Numbers don’t lie. Young adults send an average of 109.5 text messages a day or about 3,200 texts each month. They receive an additional 113 text messages and check their cell 60 times in a typical day and one average, college students spend about seven hours daily interacting with information and communication technology.
When I was growing up, the authoritative figures in my life tried to teach me restraint. The saying was, “moderation in all things, Allie.” Yeah, yeah, yeah, I’d say, and log back onto my computer, or call a friend back on the telephone, or plug the PS2 back up and start gaming, all of which lasted hours more! Restraint. It’s practically non-existent today. If you want to get wasted, all you have to do is google the nearest bar. If you want to have sex with a random stranger, there’s an app for that. Don’t know how to spell? Say hi to auto-correct. I have no patience when an individual my own age walks up and asks, “is ‘people’ spelled ‘e-o’ or ‘o-e’?” I just want to ask them what the heck they were doing in Spelling class when they were twelve. I get tired of hearing things from girls like, “I don’t understand why they wouldn’t hire me just because I can’t spell!!” or guys who “don’t subscribe” to the suit-and-tie approach to office work and get fired for being too casual. The media feeds us lies about how we should think, or how much we don’t NEED our education, or how schools are only a waste of time. Fifteen year old drop-outs still haven’t acquired a job that trumps McDonald’s by the time they’re twenty five because, well, they didn’t even finish high school. All because they wanted immediate satisfaction – they had no moderation. They wanted fun, fun, fun and no work. And society teaches us that this is acceptable! Apps, games, computers. Seven year olds owning iPads.

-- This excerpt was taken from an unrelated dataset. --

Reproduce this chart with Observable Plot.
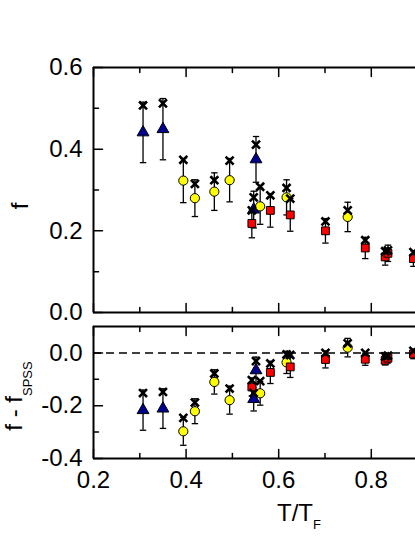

“You can watch tv for 30 minutes, Bobby, but then you have to go outside and play till dinner.” THAT was how I grew up! A few months ago I was hired as a babysitter for a night. When I showed up, the parents had the kid curled up on the couch with a bag of tootsie rolls and a dvd of Despicable Me. Trust me when I say, I LOVE THAT MOVIE. But I was really unimpressed when they told me that there was a stack of movies on the coffee table and a microwave dinner on the counter for the kid, and if he started screaming for something, just give it to him. At age 6, they were teaching him, probably unknowingly, that life should be all about doing the most convenient, most immediately satisfying thing. You’re bored? Here, have a movie and some chocolate. Why don’t we start teaching you early that candy and the media is the best cure for boredom? The child will grow up to be an overweight gamer, or an office assistant who sits in a chair all day and goes home to his parent’s basement and hangs out on internet chats to meet girls. It’s about immediate, constant satisfaction.
After all, with an app for everything, and so many ways to do everything without moving a muscle, why SHOULD we exercise moderation?